Ghislain Grodard-Humbert, président de l’AFDN (Association française des diététiciens nutritionnistes), est bien conscient des enjeux qui entourent cette pratique. Pour lui, partager ce que l’on mange quotidiennement n’est pas un problème en soi. «Témoigner peut être intéressant. On le voit par exemple à l’hôpital, avec le développement des patients experts», c’est-à-dire d’anciens malades ou malades qui deviennent des personnes-ressources, pour assurer une meilleure prise en charge d’un suivi médical.

«Ethique et déontologie»

Mais avec l’industrie agroalimentaire en embuscade, lui comme d’autres professionnels de santé s’inquiètent : «Ça commence à poser problème quand des personnes vont diffuser une vision dogmatique, avec une stratégie de la mercantilisation de la nutrition et de l’alimentation.» En témoignent les comptes spécialisés dans les médecines alternatives et les multiples sollicitations de leur audience relatives à l’alimentation. Un problème de dérèglement hormonal, d’arthrose, de prise de poids ? La solution est toute trouvée : une consultation en naturopathie «Les naturopathes n’ont pas de formation universitaire, rappelle Ghislain Grodard-Humbert. Ils ne sont donc pas légitimes pour donner de tels conseils.»
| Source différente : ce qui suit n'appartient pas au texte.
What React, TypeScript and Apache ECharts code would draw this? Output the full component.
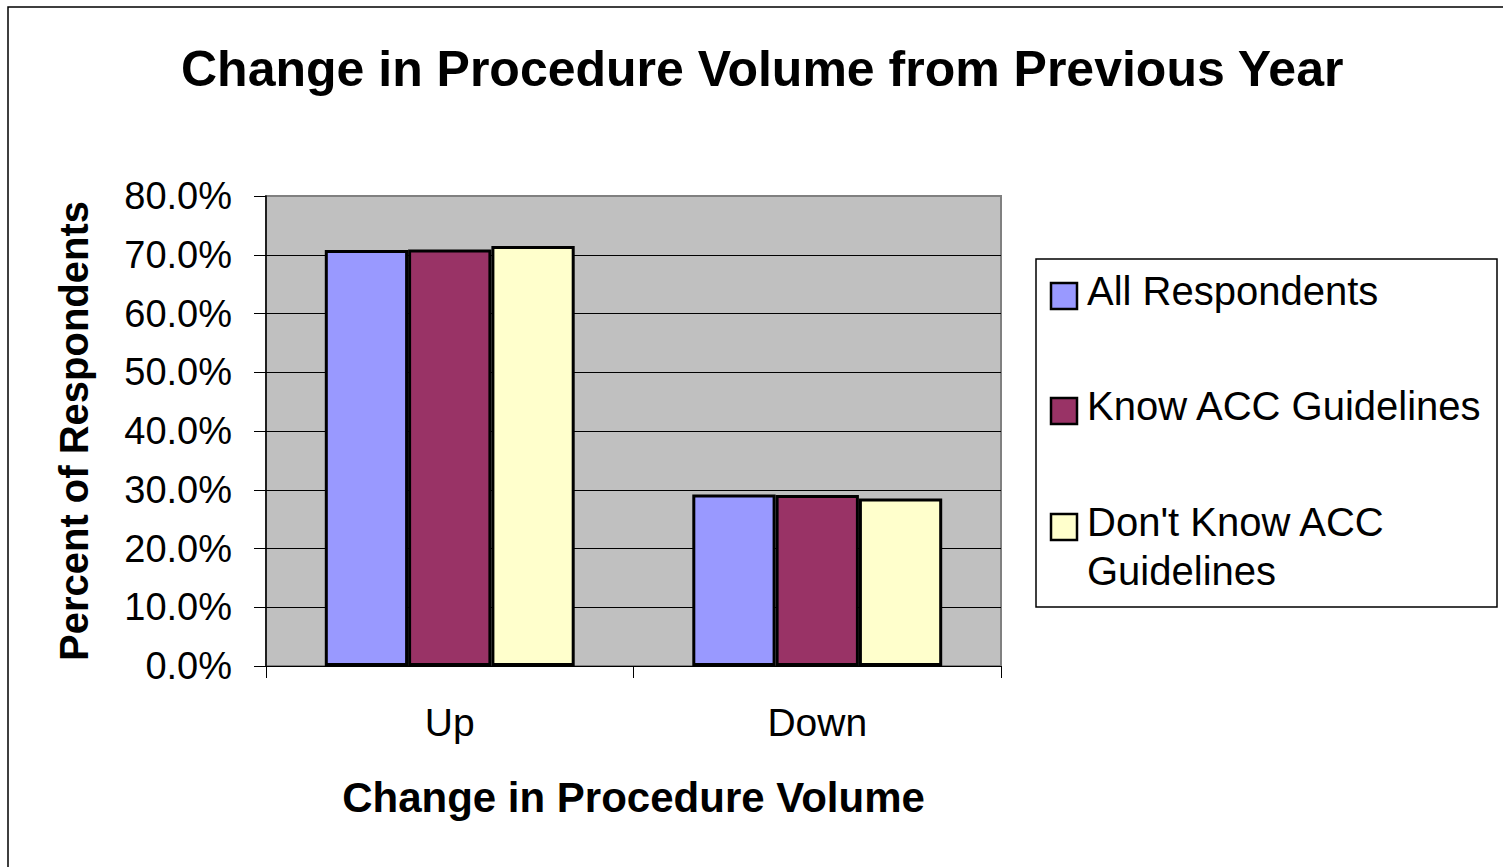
import React, { useEffect, useRef } from "react";
import * as echarts from "echarts";

const categories = ["Up", "Down"];
const seriesNames = ["All Respondents", "Know ACC Guidelines", "Don't Know ACC Guidelines"];
const legendLabels = ["All Respondents", "Know ACC Guidelines", "Don't Know ACC\nGuidelines"];
const allRespondents = [70.8, 29.2];
const knowGuidelines = [70.9, 29.1];
const dontKnowGuidelines = [71.5, 28.5];
const colors = ["#9999FF", "#993366", "#FFFFCC"];
const yTicks = [0, 10, 20, 30, 40, 50, 60, 70, 80];

const FONT = "'Liberation Sans', Arial, sans-serif";

export default function App() {
  const ref = useRef<HTMLDivElement>(null);
  useEffect(() => {
    if (!ref.current) return;
    const chart = echarts.init(ref.current, null, { renderer: "svg" });
    const values = [allRespondents, knowGuidelines, dontKnowGuidelines];
    const squareCenters = [296, 411, 527];
    const legendGraphics: any[] = [];
    legendLabels.forEach((lab, i) => {
      legendGraphics.push({
        type: "rect",
        shape: { x: 1051, y: squareCenters[i] - 13, width: 26, height: 26 },
        style: { fill: colors[i], stroke: "#000", lineWidth: 2.5 },
        z: 10,
      });
      legendGraphics.push({
        type: "text",
        x: 1087,
        y: squareCenters[i] - 30,
        style: {
          text: lab,
          font: `40px ${FONT}`,
          fill: "#000",
          lineHeight: 49,
          verticalAlign: "top",
        },
        z: 10,
      });
    });
    chart.setOption({
      animation: false,
      backgroundColor: "#fff",
      title: {
        text: "Change in Procedure Volume from Previous Year",
        left: 176,
        top: 39,
        textStyle: { fontFamily: FONT, fontSize: 50, fontWeight: "bold", color: "#000" },
      },
      grid: { left: 266, right: 502, top: 196, bottom: 201, containLabel: false,
        show: true, backgroundColor: "#C0C0C0", borderColor: "#808080", borderWidth: 2 },
      xAxis: {
        type: "category",
        data: categories,
        name: "Change in Procedure Volume",
        nameLocation: "middle",
        nameGap: 110,
        nameTextStyle: { fontFamily: FONT, fontSize: 42, fontWeight: "bold", color: "#000" },
        axisLine: { lineStyle: { color: "#000", width: 1 } },
        axisTick: { show: true, length: 12, lineStyle: { color: "#000" } },
        axisLabel: { fontFamily: FONT, fontSize: 39, color: "#000", margin: 37 },
      },
      yAxis: {
        type: "value",
        min: 0,
        max: 80,
        interval: 10,
        name: "Percent of Respondents",
        nameLocation: "middle",
        nameGap: 172,
        nameTextStyle: { fontFamily: FONT, fontSize: 40, fontWeight: "bold", color: "#000" },
        axisLine: { show: true, lineStyle: { color: "#000", width: 1.5 } },
        axisTick: { show: true, length: 12, lineStyle: { color: "#000" } },
        axisLabel: {
          fontFamily: FONT, fontSize: 38, color: "#000", margin: 34,
          formatter: (v: number) => (yTicks.includes(v) ? v.toFixed(1) + "%" : ""),
        },
        splitLine: { show: true, showMaxLine: false, lineStyle: { color: "#000", width: 1 } },
      },
      series: seriesNames.map((name, i) => ({
        name,
        type: "bar",
        data: values[i],
        barGap: "0%",
        barCategoryGap: "32%",
        itemStyle: { color: colors[i], borderColor: "#000", borderWidth: 3 },
      })),
      graphic: [
        {
          type: "rect",
          shape: { x: 8, y: 7, width: 1700, height: 1000 },
          style: { fill: "none", stroke: "#000", lineWidth: 1.5 },
          z: -1,
        },
        {
          type: "rect",
          shape: { x: 1036, y: 259, width: 461, height: 348 },
          style: { fill: "#fff", stroke: "#000", lineWidth: 1.5 },
          z: 5,
        },
        ...legendGraphics,
      ],
    });
    return () => chart.dispose();
  }, []);
  return (
    <div
      ref={ref}
      style={{ position: "fixed", left: 0, top: 0, width: 1503, height: 867 }}
    />
  );
}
En France, seuls les médecins nutritionnistes et diététiciens nutritionnistes peuvent se prévaloir de diplômes reconnus par l’Etat mais l’utilisation du terme «nutritionniste» n’est pas protégée par la loi. Un jour coach, le lendemain expert en nutrition : certains influenceurs entretiennent un certain flou sur leur degré d’expertise. Le président de l’AFDN demande donc à ce que les conseils en diététique et nutrition en ligne soient mieux encadrés, en créant par exemple la notion d’exercice illégal de cette activité, au même titre que pour la médecine. «Il faut que l’on occupe le terrain. Le diététicien va le faire avec son éthique et sa déontologie. En expliquant et clarifiant des concepts, en levant des croyances, sans être alarmiste.» Un avis que partage Claire Trommenschlager : «On ne devrait pas pouvoir donner des conseils en nutrition sans diplôme, après avoir eu seulement une formation qui a duré trois heures avec son revendeur.» Mieux vaut donc laisser aux professionnels le soin de déterminer comment avoir une alimentation plus équilibrée, et se pencher plutôt sur les contenus culinaires qui promeuvent le plaisir de manger. C’est aussi cela, avoir un rapport sain à la nourriture.